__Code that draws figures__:

▶

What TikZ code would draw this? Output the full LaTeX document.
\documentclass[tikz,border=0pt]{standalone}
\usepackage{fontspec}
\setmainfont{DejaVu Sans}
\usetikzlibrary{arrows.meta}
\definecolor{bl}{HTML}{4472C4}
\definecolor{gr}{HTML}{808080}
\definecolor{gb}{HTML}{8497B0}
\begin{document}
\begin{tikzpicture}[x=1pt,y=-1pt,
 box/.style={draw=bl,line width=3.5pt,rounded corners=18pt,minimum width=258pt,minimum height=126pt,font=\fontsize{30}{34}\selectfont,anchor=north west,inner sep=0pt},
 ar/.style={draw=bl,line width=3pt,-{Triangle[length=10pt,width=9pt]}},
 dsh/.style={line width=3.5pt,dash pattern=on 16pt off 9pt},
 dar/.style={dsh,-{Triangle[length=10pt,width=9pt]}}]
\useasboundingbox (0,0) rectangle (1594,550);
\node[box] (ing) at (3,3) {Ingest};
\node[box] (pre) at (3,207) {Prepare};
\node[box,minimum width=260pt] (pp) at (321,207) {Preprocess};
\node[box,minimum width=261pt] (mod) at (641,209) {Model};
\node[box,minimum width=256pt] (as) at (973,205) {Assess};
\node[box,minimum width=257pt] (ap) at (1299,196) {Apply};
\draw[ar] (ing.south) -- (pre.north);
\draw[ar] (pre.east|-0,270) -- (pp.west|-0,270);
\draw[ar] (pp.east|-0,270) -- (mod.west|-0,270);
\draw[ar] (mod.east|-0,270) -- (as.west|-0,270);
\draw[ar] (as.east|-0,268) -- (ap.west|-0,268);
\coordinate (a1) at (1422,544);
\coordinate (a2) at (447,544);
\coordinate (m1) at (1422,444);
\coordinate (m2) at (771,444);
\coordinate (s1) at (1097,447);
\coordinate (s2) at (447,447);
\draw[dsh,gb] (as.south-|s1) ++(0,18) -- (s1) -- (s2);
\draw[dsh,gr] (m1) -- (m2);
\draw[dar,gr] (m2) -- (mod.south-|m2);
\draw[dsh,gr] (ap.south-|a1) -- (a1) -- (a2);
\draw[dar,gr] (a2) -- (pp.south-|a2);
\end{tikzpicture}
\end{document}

◀
▶

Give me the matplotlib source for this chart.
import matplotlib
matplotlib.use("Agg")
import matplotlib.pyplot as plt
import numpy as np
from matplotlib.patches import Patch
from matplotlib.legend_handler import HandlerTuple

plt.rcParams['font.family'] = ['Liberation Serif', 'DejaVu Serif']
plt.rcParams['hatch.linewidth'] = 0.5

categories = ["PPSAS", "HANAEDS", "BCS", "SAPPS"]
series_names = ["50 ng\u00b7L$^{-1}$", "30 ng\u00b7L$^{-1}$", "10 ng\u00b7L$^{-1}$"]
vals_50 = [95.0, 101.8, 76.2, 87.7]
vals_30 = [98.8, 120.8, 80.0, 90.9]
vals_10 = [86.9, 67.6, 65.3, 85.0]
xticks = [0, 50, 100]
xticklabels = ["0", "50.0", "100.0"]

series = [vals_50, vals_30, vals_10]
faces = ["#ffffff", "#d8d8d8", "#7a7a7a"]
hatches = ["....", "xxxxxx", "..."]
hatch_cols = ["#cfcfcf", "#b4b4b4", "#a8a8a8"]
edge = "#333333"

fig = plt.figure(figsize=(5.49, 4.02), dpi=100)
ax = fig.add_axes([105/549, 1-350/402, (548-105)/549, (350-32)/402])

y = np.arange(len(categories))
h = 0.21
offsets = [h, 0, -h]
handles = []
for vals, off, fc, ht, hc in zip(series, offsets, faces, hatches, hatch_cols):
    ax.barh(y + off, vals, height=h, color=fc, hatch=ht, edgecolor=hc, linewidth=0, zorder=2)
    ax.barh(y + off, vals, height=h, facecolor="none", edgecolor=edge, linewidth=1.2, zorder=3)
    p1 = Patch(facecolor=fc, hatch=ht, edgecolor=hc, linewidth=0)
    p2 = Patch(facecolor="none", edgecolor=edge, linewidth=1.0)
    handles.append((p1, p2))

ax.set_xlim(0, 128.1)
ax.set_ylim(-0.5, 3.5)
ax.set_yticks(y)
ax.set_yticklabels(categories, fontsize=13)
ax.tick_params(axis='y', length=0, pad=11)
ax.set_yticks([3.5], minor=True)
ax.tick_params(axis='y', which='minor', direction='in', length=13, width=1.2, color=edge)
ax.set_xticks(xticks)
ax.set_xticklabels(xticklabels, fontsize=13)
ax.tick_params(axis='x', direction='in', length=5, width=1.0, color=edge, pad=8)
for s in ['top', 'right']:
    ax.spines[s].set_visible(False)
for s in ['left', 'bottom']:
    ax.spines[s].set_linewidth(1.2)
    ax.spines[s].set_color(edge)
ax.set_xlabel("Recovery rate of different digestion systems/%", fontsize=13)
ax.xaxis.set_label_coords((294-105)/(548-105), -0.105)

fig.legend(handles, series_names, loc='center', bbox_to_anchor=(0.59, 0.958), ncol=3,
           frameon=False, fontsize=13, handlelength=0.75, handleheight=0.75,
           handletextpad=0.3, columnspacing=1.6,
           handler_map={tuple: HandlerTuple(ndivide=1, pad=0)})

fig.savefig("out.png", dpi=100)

◀
▶

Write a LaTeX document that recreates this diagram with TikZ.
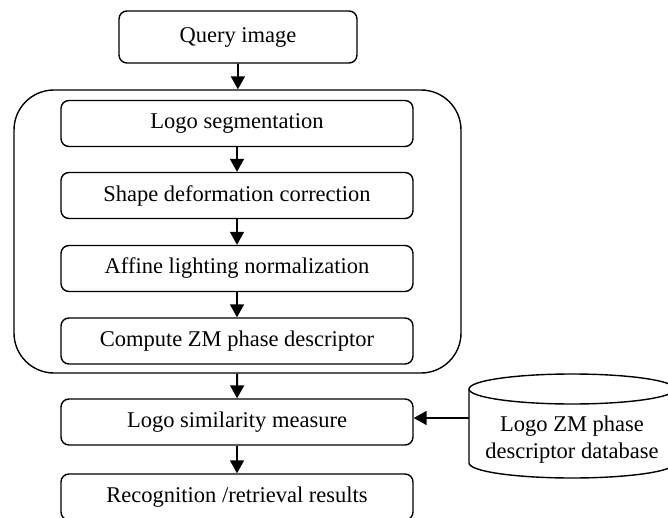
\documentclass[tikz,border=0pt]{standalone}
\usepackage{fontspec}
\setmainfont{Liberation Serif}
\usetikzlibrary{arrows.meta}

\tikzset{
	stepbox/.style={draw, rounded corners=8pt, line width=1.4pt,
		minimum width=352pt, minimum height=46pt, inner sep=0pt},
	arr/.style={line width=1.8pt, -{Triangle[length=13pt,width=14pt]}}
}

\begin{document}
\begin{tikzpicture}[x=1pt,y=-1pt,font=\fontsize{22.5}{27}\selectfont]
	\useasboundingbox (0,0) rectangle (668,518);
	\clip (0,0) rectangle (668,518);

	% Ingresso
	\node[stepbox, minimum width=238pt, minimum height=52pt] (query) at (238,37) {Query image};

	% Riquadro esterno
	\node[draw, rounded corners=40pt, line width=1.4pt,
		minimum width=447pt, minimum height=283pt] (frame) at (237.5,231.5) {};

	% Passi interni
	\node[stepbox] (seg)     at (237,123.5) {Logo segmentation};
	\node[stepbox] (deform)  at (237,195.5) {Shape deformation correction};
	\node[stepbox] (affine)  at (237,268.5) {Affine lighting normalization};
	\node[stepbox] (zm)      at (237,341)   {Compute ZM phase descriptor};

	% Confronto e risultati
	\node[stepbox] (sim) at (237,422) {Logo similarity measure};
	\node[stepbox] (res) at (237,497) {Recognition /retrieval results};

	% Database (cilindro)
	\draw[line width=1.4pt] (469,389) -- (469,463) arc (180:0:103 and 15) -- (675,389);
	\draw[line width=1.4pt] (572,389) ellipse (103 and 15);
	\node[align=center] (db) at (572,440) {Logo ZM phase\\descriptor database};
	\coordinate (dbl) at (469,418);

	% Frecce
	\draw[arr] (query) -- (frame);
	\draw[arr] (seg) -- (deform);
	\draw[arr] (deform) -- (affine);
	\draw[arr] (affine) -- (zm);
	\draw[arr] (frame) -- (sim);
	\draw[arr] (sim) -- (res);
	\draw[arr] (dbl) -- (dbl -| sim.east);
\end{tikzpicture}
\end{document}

◀

__YOUR GOAL__: Select all lines with the word "LaTeX" from the entries above.

__TASK OUTPUT__:
What TikZ code would draw this? Output the full LaTeX document.
Write a LaTeX document that recreates this diagram with TikZ.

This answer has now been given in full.